An Eye for Maine: Paintings from a Private Collection
by Donelson Hoopes
Winslow Homer also briefly studied in Europe and, like Johnson, did not embrace fashionable Continental trends in art, but maintained a strong connection to the American realist painting tradition. Before settling permanently in 1883 on the Maine coast at Prout's Neck, where he created his supremely masterful seascapes, Homer was best known for his rustic country scenes. As his biographer Lloyd Goodrich remarked, Homer led a "double life" in the 1870s, both painting and working as an illustrator in New York. Many of his choice paintings found a second existence as woodblock engravings which appeared in the pages of Harper's Weekly. With some slight modifications, Enchanted enjoyed this kind of reprise in the issue of September 19, 1874.
Soon after its establishment in 1866, Homer became a member of the American Society of Painters in Watercolor; but his use of the medium remained sporadic, and was still linked stylistically to his work as an illustrator. He began seriously to exploit his interest in transparent watercolor in 1873, when he spent the summer at Gloucester, Massachusetts. From this time forward, the purely narrative element in his pictures began to disappear in favor of greater emphasis on formal concerns for composition and technique. Pulling the Dory is a masterly example of the transparent wash method, notable for the extreme economy with which the artist achieved his results, both in terms of assured drawing and subtle, judicious color. In an 1875 review of Homer's watercolors, the critic and novelist Henry James pronounced the work as daring, and averred ". . . to reward his audacity [Homer] has incontestably succeeded." Winslow Homer would go on to become one of the greatest watercolor painters in the history of Western art, ranking with such renowned masters as Joseph M. W. Turner.

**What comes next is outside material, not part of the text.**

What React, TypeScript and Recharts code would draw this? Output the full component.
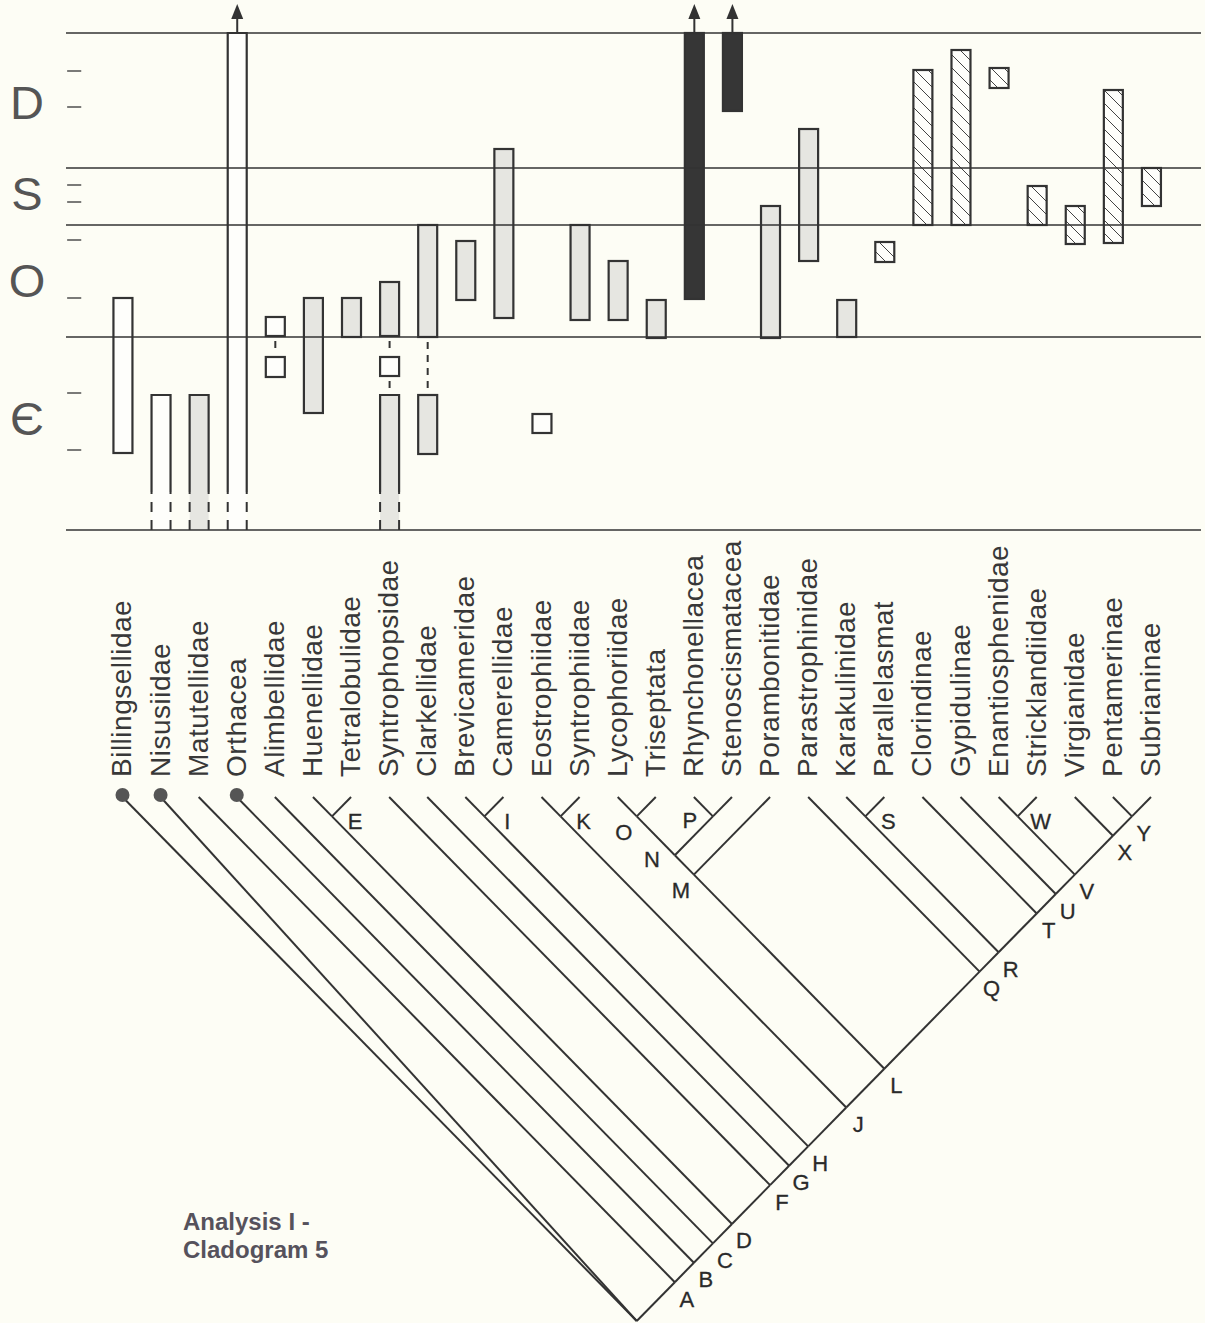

In growing numbers, American artists became attracted to impressionism in the 1880s, rejecting as outmoded the realist-Iuminist traditions associated with the Hudson River School. In 1886, only ten years after a group of dissident French painters mounted the first Impressionist exhibition in Paris, a gallery in New York City was host to a much acclaimed showing by many of the same artists. That year, Childe Hassam was working abroad, and was rapidly assimilating the new style. Shortly after his return to the United States in 1889, Hassam made his first visit to the Isles of Shoals. Lying some ten miles off the Maine-New Hampshire coast, the four islands in the group belonging to Maine are dominated by Appledore, where the state's first island resort hotel was built in 1848. The Appledore House became known for its distinguished guests from the New York and Boston art and literary worlds. Already acknowledged as the leading American exponent of the impressionist movement, Hassam was promptly welcomed into this environment. Thereafter for nearly every summer until 1916, Appledore became his open-air studio where Hassam created some of the most radiant paintings of his career. These are also his most conceptual paintings, setting rudimentary rock forms against the shimmering expanse of empty ocean. As with all of Hassam's Appledore views, this is the dynamic operating in Isles of Shoals that invests it with a timeless monumentality.
Farther up along the Maine coast, the tiny fishing village of Ogunquit was becoming an artists' colony. Charles Herbert Woodbury, an impressionist painter and teacher from Boston, arrived there in 1888, and soon opened a summer art school that attracted students from all over New England. As a teacher, he extolled the virtues of robust color and expressive brushwork -- lessons that one star pupil, Gertrude Fiske, put to good use in her arresting landscape, Silver Maple, Ogunquit. Examples of Woodbury's later work, such as Ogunquit Beach House, and especially Winter Sea, both painted in the early 1900s, reveal that he had discarded the dry academic impressionist manner of his younger days. The accomplishments of Woodbury's school inevitably attracted other artist-teachers. Many embraced the more progressive tendencies that eventually would change Ogunquit into a thriving modernist camp by 1920.